▸ **Source material**:
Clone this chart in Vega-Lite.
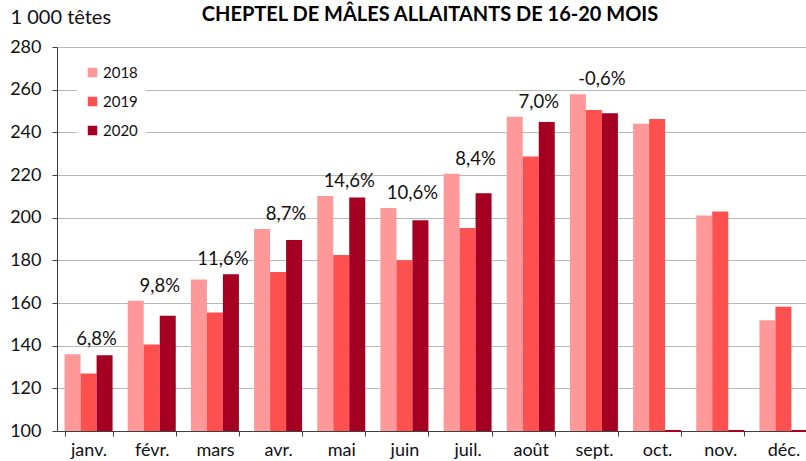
{
  "$schema": "https://vega.github.io/schema/vega-lite/v6.json",
  "width": 758,
  "height": 384,
  "autosize": {"type": "none"},
  "padding": {"left": 57, "top": 47, "right": 0, "bottom": 30},
  "background": "white",
  "config": {"font": "Lato", "view": {"stroke": null}},
  "title": {"text": "CHEPTEL DE MÂLES ALLAITANTS DE 16-20 MOIS", "fontSize": 20, "fontWeight": "bold", "font": "Lato", "anchor": "middle", "offset": 0, "dy": 18, "dx": -6, "color": "black"},
  "data": {"values": [
    {"mois": "janv.", "annee": "2018", "valeur": 136},
    {"mois": "janv.", "annee": "2019", "valeur": 127},
    {"mois": "janv.", "annee": "2020", "valeur": 135.5, "evol": "6,8%"},
    {"mois": "févr.", "annee": "2018", "valeur": 161},
    {"mois": "févr.", "annee": "2019", "valeur": 140.5},
    {"mois": "févr.", "annee": "2020", "valeur": 154, "evol": "9,8%"},
    {"mois": "mars", "annee": "2018", "valeur": 171},
    {"mois": "mars", "annee": "2019", "valeur": 155.5},
    {"mois": "mars", "annee": "2020", "valeur": 173.5, "evol": "11,6%"},
    {"mois": "avr.", "annee": "2018", "valeur": 194.7},
    {"mois": "avr.", "annee": "2019", "valeur": 174.5},
    {"mois": "avr.", "annee": "2020", "valeur": 189.5, "evol": "8,7%"},
    {"mois": "mai", "annee": "2018", "valeur": 210.2},
    {"mois": "mai", "annee": "2019", "valeur": 182.5},
    {"mois": "mai", "annee": "2020", "valeur": 209.4, "evol": "14,6%"},
    {"mois": "juin", "annee": "2018", "valeur": 204.5},
    {"mois": "juin", "annee": "2019", "valeur": 180},
    {"mois": "juin", "annee": "2020", "valeur": 198.8, "evol": "10,6%"},
    {"mois": "juil.", "annee": "2018", "valeur": 220.6},
    {"mois": "juil.", "annee": "2019", "valeur": 195.2},
    {"mois": "juil.", "annee": "2020", "valeur": 211.4, "evol": "8,4%"},
    {"mois": "août", "annee": "2018", "valeur": 247.3},
    {"mois": "août", "annee": "2019", "valeur": 228.7},
    {"mois": "août", "annee": "2020", "valeur": 244.8, "evol": "7,0%"},
    {"mois": "sept.", "annee": "2018", "valeur": 257.9},
    {"mois": "sept.", "annee": "2019", "valeur": 250.5},
    {"mois": "sept.", "annee": "2020", "valeur": 249, "evol": "-0,6%"},
    {"mois": "oct.", "annee": "2018", "valeur": 244},
    {"mois": "oct.", "annee": "2019", "valeur": 246.3},
    {"mois": "oct.", "annee": "2020", "valeur": 0},
    {"mois": "nov.", "annee": "2018", "valeur": 201},
    {"mois": "nov.", "annee": "2019", "valeur": 202.9},
    {"mois": "nov.", "annee": "2020", "valeur": 0},
    {"mois": "déc.", "annee": "2018", "valeur": 151.9},
    {"mois": "déc.", "annee": "2019", "valeur": 158.3},
    {"mois": "déc.", "annee": "2020", "valeur": 0}
  ]},
  "encoding": {
    "x": {"field": "mois", "type": "nominal", "sort": null,
      "scale": {"paddingInner": 0.24, "paddingOuter": 0.12},
      "axis": {"title": null, "labelAngle": 0, "labelFontSize": 18, "labelColor": "#111", "tickBand": "extent", "tickSize": 5, "tickColor": "#404040", "domainColor": "#404040", "labelPadding": 5, "grid": false}}
  },
  "layer": [
    {
      "mark": {"type": "bar"},
      "encoding": {
        "xOffset": {"field": "annee", "type": "nominal", "sort": ["2018", "2019", "2020"]},
        "y": {"field": "valeur", "type": "quantitative",
          "scale": {"domain": [100, 280], "zero": false, "nice": false, "clamp": true},
          "axis": {"title": "1 000 têtes", "titleAngle": 0, "titleAlign": "left", "titleX": -47, "titleY": -20, "titleFontSize": 20, "titleFont": "Lato", "titleFontWeight": 400, "titleColor": "#111", "titleLimit": 300,
            "values": [100, 120, 140, 160, 180, 200, 220, 240, 260, 280], "labelFontSize": 18, "labelColor": "#111", "labelPadding": 11, "tickSize": 5, "tickColor": "#404040", "domainColor": "#404040", "gridColor": "#b8b8b8"}},
        "color": {"field": "annee", "type": "nominal",
          "scale": {"domain": ["2018", "2019", "2020"], "range": ["#FF9999", "#FF5050", "#A50021"]},
          "legend": {"title": null, "orient": "none", "legendX": 20, "legendY": 10, "fillColor": "white", "padding": 8, "symbolType": "square", "symbolSize": 90, "symbolStrokeWidth": 0, "labelFontSize": 15, "labelColor": "#111", "rowPadding": 13, "labelOffset": 3}},
        "stroke": {"field": "annee", "type": "nominal",
          "scale": {"domain": ["2018", "2019", "2020"], "range": ["#FF9999", "#FF5050", "#A50021"]}, "legend": null},
        "strokeWidth": {"condition": {"test": "datum.valeur < 100", "value": 2}, "value": 0}
      }
    },
    {
      "transform": [
        {"joinaggregate": [{"op": "max", "field": "valeur", "as": "vmax"}], "groupby": ["mois"]},
        {"filter": "isValid(datum.evol)"}
      ],
      "mark": {"type": "text", "fontSize": 18.5, "baseline": "middle", "dy": -15, "dx": 8, "color": "#111"},
      "encoding": {
        "y": {"field": "vmax", "type": "quantitative"},
        "text": {"field": "evol"}
      }
    }
  ]
}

▸ **Exercise instructions**:
Write out the data precisely as given, excluding the pictures.

▸ **Solution below**:
Clone this chart in Vega-Lite.
{
  "$schema": "https://vega.github.io/schema/vega-lite/v6.json",
  "width": 758,
  "height": 384,
  "autosize": {"type": "none"},
  "padding": {"left": 57, "top": 47, "right": 0, "bottom": 30},
  "background": "white",
  "config": {"font": "Lato", "view": {"stroke": null}},
  "title": {"text": "CHEPTEL DE MÂLES ALLAITANTS DE 16-20 MOIS", "fontSize": 20, "fontWeight": "bold", "font": "Lato", "anchor": "middle", "offset": 0, "dy": 18, "dx": -6, "color": "black"},
  "data": {"values": [
    {"mois": "janv.", "annee": "2018", "valeur": 136},
    {"mois": "janv.", "annee": "2019", "valeur": 127},
    {"mois": "janv.", "annee": "2020", "valeur": 135.5, "evol": "6,8%"},
    {"mois": "févr.", "annee": "2018", "valeur": 161},
    {"mois": "févr.", "annee": "2019", "valeur": 140.5},
    {"mois": "févr.", "annee": "2020", "valeur": 154, "evol": "9,8%"},
    {"mois": "mars", "annee": "2018", "valeur": 171},
    {"mois": "mars", "annee": "2019", "valeur": 155.5},
    {"mois": "mars", "annee": "2020", "valeur": 173.5, "evol": "11,6%"},
    {"mois": "avr.", "annee": "2018", "valeur": 194.7},
    {"mois": "avr.", "annee": "2019", "valeur": 174.5},
    {"mois": "avr.", "annee": "2020", "valeur": 189.5, "evol": "8,7%"},
    {"mois": "mai", "annee": "2018", "valeur": 210.2},
    {"mois": "mai", "annee": "2019", "valeur": 182.5},
    {"mois": "mai", "annee": "2020", "valeur": 209.4, "evol": "14,6%"},
    {"mois": "juin", "annee": "2018", "valeur": 204.5},
    {"mois": "juin", "annee": "2019", "valeur": 180},
    {"mois": "juin", "annee": "2020", "valeur": 198.8, "evol": "10,6%"},
    {"mois": "juil.", "annee": "2018", "valeur": 220.6},
    {"mois": "juil.", "annee": "2019", "valeur": 195.2},
    {"mois": "juil.", "annee": "2020", "valeur": 211.4, "evol": "8,4%"},
    {"mois": "août", "annee": "2018", "valeur": 247.3},
    {"mois": "août", "annee": "2019", "valeur": 228.7},
    {"mois": "août", "annee": "2020", "valeur": 244.8, "evol": "7,0%"},
    {"mois": "sept.", "annee": "2018", "valeur": 257.9},
    {"mois": "sept.", "annee": "2019", "valeur": 250.5},
    {"mois": "sept.", "annee": "2020", "valeur": 249, "evol": "-0,6%"},
    {"mois": "oct.", "annee": "2018", "valeur": 244},
    {"mois": "oct.", "annee": "2019", "valeur": 246.3},
    {"mois": "oct.", "annee": "2020", "valeur": 0},
    {"mois": "nov.", "annee": "2018", "valeur": 201},
    {"mois": "nov.", "annee": "2019", "valeur": 202.9},
    {"mois": "nov.", "annee": "2020", "valeur": 0},
    {"mois": "déc.", "annee": "2018", "valeur": 151.9},
    {"mois": "déc.", "annee": "2019", "valeur": 158.3},
    {"mois": "déc.", "annee": "2020", "valeur": 0}
  ]},
  "encoding": {
    "x": {"field": "mois", "type": "nominal", "sort": null,
      "scale": {"paddingInner": 0.24, "paddingOuter": 0.12},
      "axis": {"title": null, "labelAngle": 0, "labelFontSize": 18, "labelColor": "#111", "tickBand": "extent", "tickSize": 5, "tickColor": "#404040", "domainColor": "#404040", "labelPadding": 5, "grid": false}}
  },
  "layer": [
    {
      "mark": {"type": "bar"},
      "encoding": {
        "xOffset": {"field": "annee", "type": "nominal", "sort": ["2018", "2019", "2020"]},
        "y": {"field": "valeur", "type": "quantitative",
          "scale": {"domain": [100, 280], "zero": false, "nice": false, "clamp": true},
          "axis": {"title": "1 000 têtes", "titleAngle": 0, "titleAlign": "left", "titleX": -47, "titleY": -20, "titleFontSize": 20, "titleFont": "Lato", "titleFontWeight": 400, "titleColor": "#111", "titleLimit": 300,
            "values": [100, 120, 140, 160, 180, 200, 220, 240, 260, 280], "labelFontSize": 18, "labelColor": "#111", "labelPadding": 11, "tickSize": 5, "tickColor": "#404040", "domainColor": "#404040", "gridColor": "#b8b8b8"}},
        "color": {"field": "annee", "type": "nominal",
          "scale": {"domain": ["2018", "2019", "2020"], "range": ["#FF9999", "#FF5050", "#A50021"]},
          "legend": {"title": null, "orient": "none", "legendX": 20, "legendY": 10, "fillColor": "white", "padding": 8, "symbolType": "square", "symbolSize": 90, "symbolStrokeWidth": 0, "labelFontSize": 15, "labelColor": "#111", "rowPadding": 13, "labelOffset": 3}},
        "stroke": {"field": "annee", "type": "nominal",
          "scale": {"domain": ["2018", "2019", "2020"], "range": ["#FF9999", "#FF5050", "#A50021"]}, "legend": null},
        "strokeWidth": {"condition": {"test": "datum.valeur < 100", "value": 2}, "value": 0}
      }
    },
    {
      "transform": [
        {"joinaggregate": [{"op": "max", "field": "valeur", "as": "vmax"}], "groupby": ["mois"]},
        {"filter": "isValid(datum.evol)"}
      ],
      "mark": {"type": "text", "fontSize": 18.5, "baseline": "middle", "dy": -15, "dx": 8, "color": "#111"},
      "encoding": {
        "y": {"field": "vmax", "type": "quantitative"},
        "text": {"field": "evol"}
      }
    }
  ]
}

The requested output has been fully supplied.